Given task :: Sift the material for lines containing "with", and return them.

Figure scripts

============

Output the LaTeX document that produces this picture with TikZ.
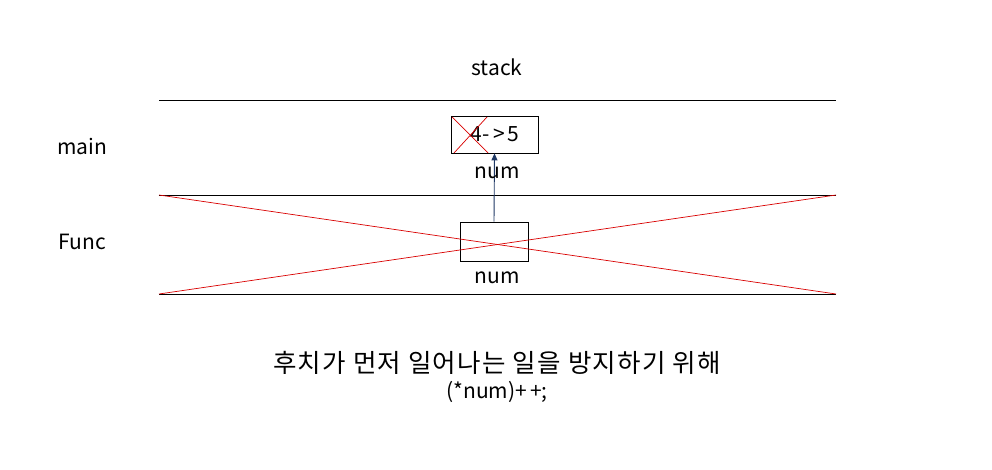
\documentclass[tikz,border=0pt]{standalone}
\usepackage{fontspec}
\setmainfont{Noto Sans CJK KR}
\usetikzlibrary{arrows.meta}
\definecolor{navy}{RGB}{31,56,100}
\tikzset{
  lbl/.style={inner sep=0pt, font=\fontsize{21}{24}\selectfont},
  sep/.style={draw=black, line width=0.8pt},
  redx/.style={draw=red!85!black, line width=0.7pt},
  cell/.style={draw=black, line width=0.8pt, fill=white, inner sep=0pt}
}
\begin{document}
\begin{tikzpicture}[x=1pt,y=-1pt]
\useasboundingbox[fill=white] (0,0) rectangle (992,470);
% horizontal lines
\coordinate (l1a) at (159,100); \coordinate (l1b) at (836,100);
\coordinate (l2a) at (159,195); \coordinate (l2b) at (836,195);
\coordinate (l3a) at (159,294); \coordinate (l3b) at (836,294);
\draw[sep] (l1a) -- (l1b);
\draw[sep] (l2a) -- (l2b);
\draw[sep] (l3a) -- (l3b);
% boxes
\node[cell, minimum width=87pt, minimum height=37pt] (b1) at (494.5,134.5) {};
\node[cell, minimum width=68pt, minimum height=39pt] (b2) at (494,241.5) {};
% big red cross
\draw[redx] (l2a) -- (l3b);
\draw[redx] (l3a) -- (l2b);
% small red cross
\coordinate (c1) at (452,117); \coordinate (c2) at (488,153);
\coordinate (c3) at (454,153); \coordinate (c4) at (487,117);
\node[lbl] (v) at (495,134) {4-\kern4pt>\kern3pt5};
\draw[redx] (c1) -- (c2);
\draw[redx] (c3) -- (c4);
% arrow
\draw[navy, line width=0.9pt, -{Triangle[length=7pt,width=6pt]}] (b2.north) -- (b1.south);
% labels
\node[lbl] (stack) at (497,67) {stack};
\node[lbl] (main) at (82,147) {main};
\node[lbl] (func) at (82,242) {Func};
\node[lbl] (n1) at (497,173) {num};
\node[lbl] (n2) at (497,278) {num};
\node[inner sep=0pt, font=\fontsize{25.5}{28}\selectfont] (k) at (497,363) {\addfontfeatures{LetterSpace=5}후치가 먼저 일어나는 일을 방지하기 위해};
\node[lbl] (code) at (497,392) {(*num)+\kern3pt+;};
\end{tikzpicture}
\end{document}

============

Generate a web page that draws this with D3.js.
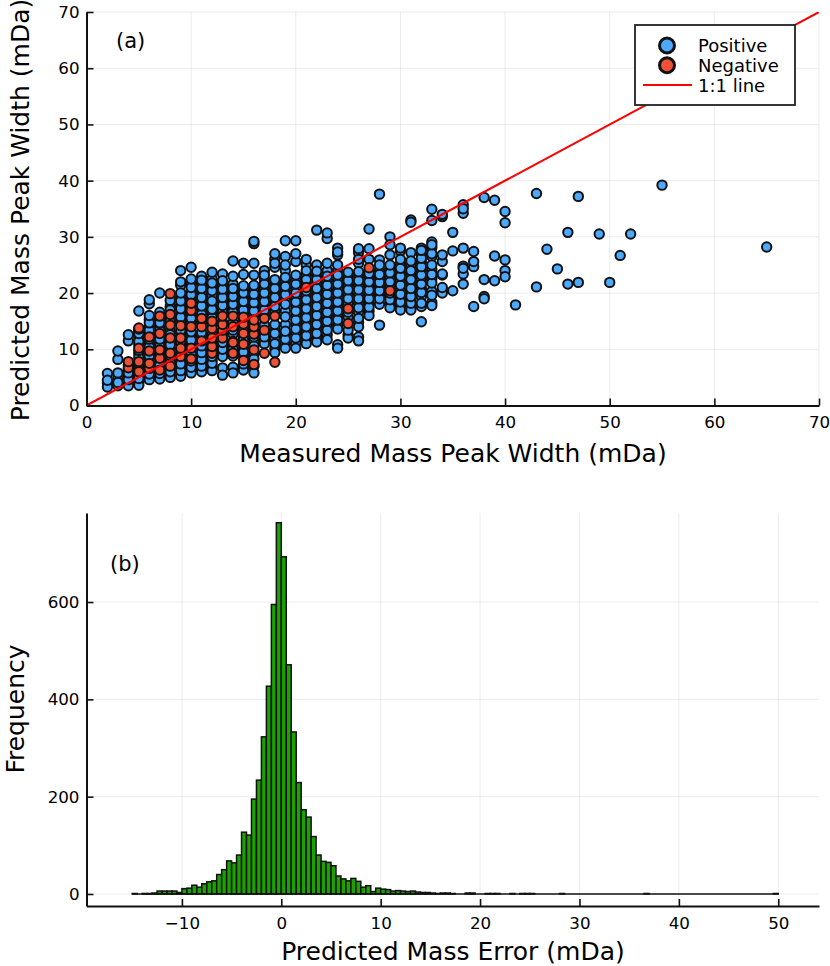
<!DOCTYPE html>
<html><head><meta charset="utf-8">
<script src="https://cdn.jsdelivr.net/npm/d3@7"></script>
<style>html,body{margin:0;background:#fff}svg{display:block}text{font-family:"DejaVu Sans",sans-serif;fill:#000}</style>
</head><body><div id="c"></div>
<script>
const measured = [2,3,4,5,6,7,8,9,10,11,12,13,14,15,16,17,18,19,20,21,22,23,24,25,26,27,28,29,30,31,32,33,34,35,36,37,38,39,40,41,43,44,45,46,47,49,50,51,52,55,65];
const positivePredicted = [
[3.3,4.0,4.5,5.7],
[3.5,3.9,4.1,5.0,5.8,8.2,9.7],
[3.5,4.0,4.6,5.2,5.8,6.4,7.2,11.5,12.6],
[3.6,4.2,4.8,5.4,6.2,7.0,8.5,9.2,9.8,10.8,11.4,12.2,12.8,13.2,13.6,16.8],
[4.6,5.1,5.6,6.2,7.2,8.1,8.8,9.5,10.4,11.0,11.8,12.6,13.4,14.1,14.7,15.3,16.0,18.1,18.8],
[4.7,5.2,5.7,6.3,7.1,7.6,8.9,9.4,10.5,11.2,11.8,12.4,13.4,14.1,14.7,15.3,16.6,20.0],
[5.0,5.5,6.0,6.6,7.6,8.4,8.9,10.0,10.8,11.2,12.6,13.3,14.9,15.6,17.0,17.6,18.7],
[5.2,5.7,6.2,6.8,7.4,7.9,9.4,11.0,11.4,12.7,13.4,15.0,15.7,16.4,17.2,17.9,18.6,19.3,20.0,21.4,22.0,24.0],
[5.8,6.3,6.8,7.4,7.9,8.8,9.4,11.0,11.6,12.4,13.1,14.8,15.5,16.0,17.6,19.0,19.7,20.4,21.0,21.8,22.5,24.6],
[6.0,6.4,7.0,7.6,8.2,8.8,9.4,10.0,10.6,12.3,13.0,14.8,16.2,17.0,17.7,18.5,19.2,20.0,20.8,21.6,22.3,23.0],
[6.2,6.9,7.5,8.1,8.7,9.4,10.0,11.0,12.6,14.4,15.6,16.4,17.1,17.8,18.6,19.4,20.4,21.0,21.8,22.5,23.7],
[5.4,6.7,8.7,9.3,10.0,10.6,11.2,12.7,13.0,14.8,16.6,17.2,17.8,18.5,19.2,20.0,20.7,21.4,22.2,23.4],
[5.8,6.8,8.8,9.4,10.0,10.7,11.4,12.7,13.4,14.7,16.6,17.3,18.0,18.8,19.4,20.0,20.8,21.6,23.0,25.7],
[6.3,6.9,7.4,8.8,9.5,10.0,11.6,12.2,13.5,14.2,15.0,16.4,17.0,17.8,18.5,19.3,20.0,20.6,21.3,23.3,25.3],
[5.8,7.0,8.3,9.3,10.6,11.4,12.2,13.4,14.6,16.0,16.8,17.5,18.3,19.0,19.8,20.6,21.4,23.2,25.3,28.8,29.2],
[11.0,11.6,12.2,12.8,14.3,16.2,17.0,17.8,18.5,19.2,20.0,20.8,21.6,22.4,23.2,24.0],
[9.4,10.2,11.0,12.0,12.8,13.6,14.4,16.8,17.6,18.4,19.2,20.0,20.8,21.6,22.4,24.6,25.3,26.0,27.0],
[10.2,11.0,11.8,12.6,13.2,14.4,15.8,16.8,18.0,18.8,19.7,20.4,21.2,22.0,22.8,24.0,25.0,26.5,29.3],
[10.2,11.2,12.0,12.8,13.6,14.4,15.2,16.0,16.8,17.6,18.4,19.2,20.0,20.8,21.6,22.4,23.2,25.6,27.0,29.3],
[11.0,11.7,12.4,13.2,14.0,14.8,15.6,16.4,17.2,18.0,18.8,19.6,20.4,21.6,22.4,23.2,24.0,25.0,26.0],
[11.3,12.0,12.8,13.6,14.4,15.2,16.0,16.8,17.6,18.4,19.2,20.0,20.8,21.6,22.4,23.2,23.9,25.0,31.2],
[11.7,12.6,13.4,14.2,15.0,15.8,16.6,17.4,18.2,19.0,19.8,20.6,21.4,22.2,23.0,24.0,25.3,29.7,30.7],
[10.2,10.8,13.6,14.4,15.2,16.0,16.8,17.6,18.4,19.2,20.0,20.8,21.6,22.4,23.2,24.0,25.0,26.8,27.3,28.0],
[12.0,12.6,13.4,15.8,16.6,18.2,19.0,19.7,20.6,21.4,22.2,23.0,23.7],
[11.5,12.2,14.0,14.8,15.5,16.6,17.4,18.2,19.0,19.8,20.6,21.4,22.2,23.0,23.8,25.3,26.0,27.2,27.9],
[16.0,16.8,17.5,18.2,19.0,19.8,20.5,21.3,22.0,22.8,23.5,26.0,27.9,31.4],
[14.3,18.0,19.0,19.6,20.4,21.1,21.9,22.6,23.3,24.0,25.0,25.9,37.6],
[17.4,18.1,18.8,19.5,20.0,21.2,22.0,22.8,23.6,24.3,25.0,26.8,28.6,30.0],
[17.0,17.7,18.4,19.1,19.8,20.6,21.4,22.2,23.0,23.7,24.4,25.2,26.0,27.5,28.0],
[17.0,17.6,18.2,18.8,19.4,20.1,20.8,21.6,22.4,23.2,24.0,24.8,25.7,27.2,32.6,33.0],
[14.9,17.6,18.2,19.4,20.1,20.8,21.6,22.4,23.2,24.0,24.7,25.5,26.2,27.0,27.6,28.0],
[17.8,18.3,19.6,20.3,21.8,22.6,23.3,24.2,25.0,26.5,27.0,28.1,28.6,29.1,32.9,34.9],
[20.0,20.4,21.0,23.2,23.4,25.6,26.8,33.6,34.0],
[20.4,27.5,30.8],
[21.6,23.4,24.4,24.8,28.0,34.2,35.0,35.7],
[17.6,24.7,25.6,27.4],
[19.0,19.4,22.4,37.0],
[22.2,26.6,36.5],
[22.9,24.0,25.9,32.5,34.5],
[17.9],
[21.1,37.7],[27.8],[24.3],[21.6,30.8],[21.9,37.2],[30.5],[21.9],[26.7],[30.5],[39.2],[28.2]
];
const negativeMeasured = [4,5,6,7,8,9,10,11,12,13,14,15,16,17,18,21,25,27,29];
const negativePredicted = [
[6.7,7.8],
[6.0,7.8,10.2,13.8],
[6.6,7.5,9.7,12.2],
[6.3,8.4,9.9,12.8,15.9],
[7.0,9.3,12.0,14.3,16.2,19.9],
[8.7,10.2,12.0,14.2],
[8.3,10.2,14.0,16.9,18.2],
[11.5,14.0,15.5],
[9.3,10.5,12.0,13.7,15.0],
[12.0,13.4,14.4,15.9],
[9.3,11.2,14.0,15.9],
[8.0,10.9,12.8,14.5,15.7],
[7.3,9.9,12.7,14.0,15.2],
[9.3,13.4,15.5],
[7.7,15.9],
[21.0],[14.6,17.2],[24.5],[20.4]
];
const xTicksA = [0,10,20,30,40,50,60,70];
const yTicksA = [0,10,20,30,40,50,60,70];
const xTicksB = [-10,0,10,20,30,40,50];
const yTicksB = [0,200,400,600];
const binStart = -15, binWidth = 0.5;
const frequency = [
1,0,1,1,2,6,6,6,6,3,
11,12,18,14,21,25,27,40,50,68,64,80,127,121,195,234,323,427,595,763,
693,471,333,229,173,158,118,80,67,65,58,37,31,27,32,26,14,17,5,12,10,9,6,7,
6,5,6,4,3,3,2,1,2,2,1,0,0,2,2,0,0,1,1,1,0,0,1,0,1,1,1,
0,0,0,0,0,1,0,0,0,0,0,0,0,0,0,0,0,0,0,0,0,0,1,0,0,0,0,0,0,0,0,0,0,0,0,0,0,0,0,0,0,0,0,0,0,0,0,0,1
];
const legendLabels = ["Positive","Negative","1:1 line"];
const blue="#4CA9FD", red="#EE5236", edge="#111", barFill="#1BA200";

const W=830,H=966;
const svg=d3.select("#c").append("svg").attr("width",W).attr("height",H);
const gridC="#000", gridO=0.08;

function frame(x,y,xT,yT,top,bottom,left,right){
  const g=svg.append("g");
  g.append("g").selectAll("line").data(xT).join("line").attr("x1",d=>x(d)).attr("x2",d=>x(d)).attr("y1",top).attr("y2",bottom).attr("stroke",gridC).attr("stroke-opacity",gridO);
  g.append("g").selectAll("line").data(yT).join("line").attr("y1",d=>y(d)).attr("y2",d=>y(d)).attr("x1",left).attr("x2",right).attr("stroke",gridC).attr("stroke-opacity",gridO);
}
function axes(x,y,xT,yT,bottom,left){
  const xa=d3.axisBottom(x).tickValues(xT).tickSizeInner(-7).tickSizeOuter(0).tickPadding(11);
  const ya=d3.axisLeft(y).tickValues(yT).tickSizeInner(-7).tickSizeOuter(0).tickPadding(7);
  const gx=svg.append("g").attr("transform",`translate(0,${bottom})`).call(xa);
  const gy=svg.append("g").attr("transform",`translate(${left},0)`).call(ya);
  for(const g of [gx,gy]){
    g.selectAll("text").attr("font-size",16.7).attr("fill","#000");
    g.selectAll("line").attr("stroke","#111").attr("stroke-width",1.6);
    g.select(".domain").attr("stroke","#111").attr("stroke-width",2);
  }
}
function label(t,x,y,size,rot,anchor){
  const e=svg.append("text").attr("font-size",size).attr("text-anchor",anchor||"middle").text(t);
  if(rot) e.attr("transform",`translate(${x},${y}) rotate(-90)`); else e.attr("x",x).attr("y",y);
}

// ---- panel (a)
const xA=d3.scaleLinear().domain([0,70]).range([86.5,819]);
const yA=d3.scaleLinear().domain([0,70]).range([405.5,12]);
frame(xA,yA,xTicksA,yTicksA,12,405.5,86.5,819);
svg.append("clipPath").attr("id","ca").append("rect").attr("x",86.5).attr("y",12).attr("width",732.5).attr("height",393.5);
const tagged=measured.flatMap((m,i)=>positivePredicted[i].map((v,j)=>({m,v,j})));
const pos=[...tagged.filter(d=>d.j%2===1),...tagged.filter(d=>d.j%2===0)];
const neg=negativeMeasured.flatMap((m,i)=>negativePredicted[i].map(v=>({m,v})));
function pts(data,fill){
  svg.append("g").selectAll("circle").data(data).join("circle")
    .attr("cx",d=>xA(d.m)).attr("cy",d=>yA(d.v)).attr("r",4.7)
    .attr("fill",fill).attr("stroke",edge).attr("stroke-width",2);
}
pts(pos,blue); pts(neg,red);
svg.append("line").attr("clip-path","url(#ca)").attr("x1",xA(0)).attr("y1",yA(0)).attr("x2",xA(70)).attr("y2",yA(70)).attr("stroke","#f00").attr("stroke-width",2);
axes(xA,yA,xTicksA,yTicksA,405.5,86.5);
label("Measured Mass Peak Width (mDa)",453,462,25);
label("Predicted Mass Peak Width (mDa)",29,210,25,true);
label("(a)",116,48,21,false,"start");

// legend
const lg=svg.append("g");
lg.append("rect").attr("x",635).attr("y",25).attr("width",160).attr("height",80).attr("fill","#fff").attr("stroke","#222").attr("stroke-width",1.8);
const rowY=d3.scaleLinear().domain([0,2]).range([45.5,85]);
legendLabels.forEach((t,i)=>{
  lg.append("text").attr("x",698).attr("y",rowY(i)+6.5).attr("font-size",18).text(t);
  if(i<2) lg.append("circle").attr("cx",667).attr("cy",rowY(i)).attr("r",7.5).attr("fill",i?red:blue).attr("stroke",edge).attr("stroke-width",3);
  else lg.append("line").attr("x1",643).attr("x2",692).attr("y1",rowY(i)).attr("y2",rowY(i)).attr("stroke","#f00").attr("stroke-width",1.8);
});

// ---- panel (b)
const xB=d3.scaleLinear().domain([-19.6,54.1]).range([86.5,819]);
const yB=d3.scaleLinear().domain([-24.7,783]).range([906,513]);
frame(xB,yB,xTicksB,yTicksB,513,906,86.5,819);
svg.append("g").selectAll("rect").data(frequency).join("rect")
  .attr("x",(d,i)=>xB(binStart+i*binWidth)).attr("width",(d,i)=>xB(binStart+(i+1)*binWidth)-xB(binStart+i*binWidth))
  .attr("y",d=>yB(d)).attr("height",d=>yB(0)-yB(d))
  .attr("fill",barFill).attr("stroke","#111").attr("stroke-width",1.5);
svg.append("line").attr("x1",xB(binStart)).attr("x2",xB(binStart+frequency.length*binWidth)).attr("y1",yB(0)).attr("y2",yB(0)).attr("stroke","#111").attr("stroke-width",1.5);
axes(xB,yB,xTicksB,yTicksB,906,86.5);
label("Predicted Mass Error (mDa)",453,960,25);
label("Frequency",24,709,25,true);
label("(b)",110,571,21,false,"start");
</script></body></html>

============

Result for this task ::
Output the LaTeX document that produces this picture with TikZ.
Generate a web page that draws this with D3.js.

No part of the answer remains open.